The presence of many tied ranks can affect the accuracy of Spearman’s rank correlation. In such cases, a correction factor can be applied to the formula:
ρ = [n(n² – 1) – 6Σd² – (Σt₁³ – Σt₁)/12 – (Σt₂³ – Σt₂)/12] / √[n(n² – 1) – (Σt₁³ – Σt₁)/12][n(n² – 1) – (Σt₂³ – Σt₂)/12]
Where t₁ and t₂ represent the number of observations tied at each rank for variables X and Y respectively.
Software Implementation
Most statistical software packages include functions for calculating Spearman’s rank correlation:
- R:
cor(x, y, method = "spearman") - Python (SciPy):
spearmanr(x, y) - SPSS: Analyze → Correlate → Bivariate → Select Spearman
- Excel: No built-in function, but can be calculated using RANK.AVG and the formula
Best Practices for Reporting Spearman’s Rank Correlation
- Always report the sample size (n)
- Include the exact p-value rather than just stating “p < 0.05"
- Report the confidence interval for rho when possible
- Describe any tied ranks and how they were handled
- Include a scatter plot with rank values to visualize the relationship
- Interpret the strength and direction of the correlation in context
- Discuss any limitations of using rank correlation for your data
Alternative Non-parametric Correlation Measures
While Spearman’s rank correlation is the most common non-parametric correlation measure, alternatives include:
- Kendall’s Tau: Another rank-based correlation coefficient that is better for small samples with many tied ranks
- Goodman and Kruskal’s Gamma: Measures the strength of association for ordinal variables
- Somers’ D: An asymmetric measure of ordinal association
- Biserial Correlation: For relationships between a continuous variable and a dichotomous variable
Frequently Asked Questions
What’s the difference between Spearman’s and Pearson’s correlation?
Pearson’s correlation measures the linear relationship between two continuous variables and assumes both variables are normally distributed. Spearman’s rank correlation measures the monotonic relationship between two variables (continuous or ordinal) and doesn’t assume normal distribution. Spearman’s is based on ranked data rather than raw values.

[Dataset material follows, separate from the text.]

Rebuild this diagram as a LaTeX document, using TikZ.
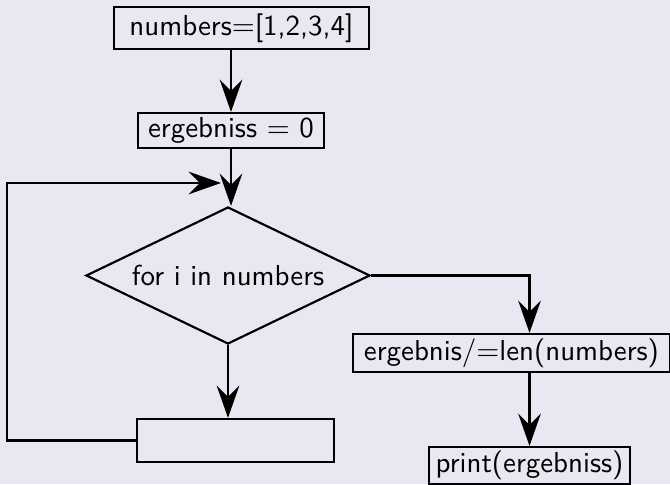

Can Spearman’s correlation be negative?
Yes, Spearman’s rank correlation coefficient ranges from -1 to 1. A negative value indicates an inverse monotonic relationship – as one variable increases, the other tends to decrease.
What sample size is needed for Spearman’s correlation?
While Spearman’s can be calculated with any sample size, for meaningful results and hypothesis testing, a minimum of about 10 observations is recommended. Larger samples (30+) provide more reliable estimates.
How do I handle tied ranks in Spearman’s correlation?
When values are tied, assign each the average of the ranks they would have received. For example, if three values are tied for ranks 2, 3, and 4, each receives rank 3. Many statistical packages handle this automatically.
Is Spearman’s correlation affected by outliers?
Spearman’s correlation is less sensitive to outliers than Pearson’s because it’s based on ranks rather than actual values. However, extreme outliers can still affect the ranking and thus the correlation coefficient.
Can I use Spearman’s correlation for non-linear relationships?
Yes, Spearman’s correlation detects any monotonic relationship (consistently increasing or decreasing), not just linear relationships. This is one of its main advantages over Pearson’s correlation.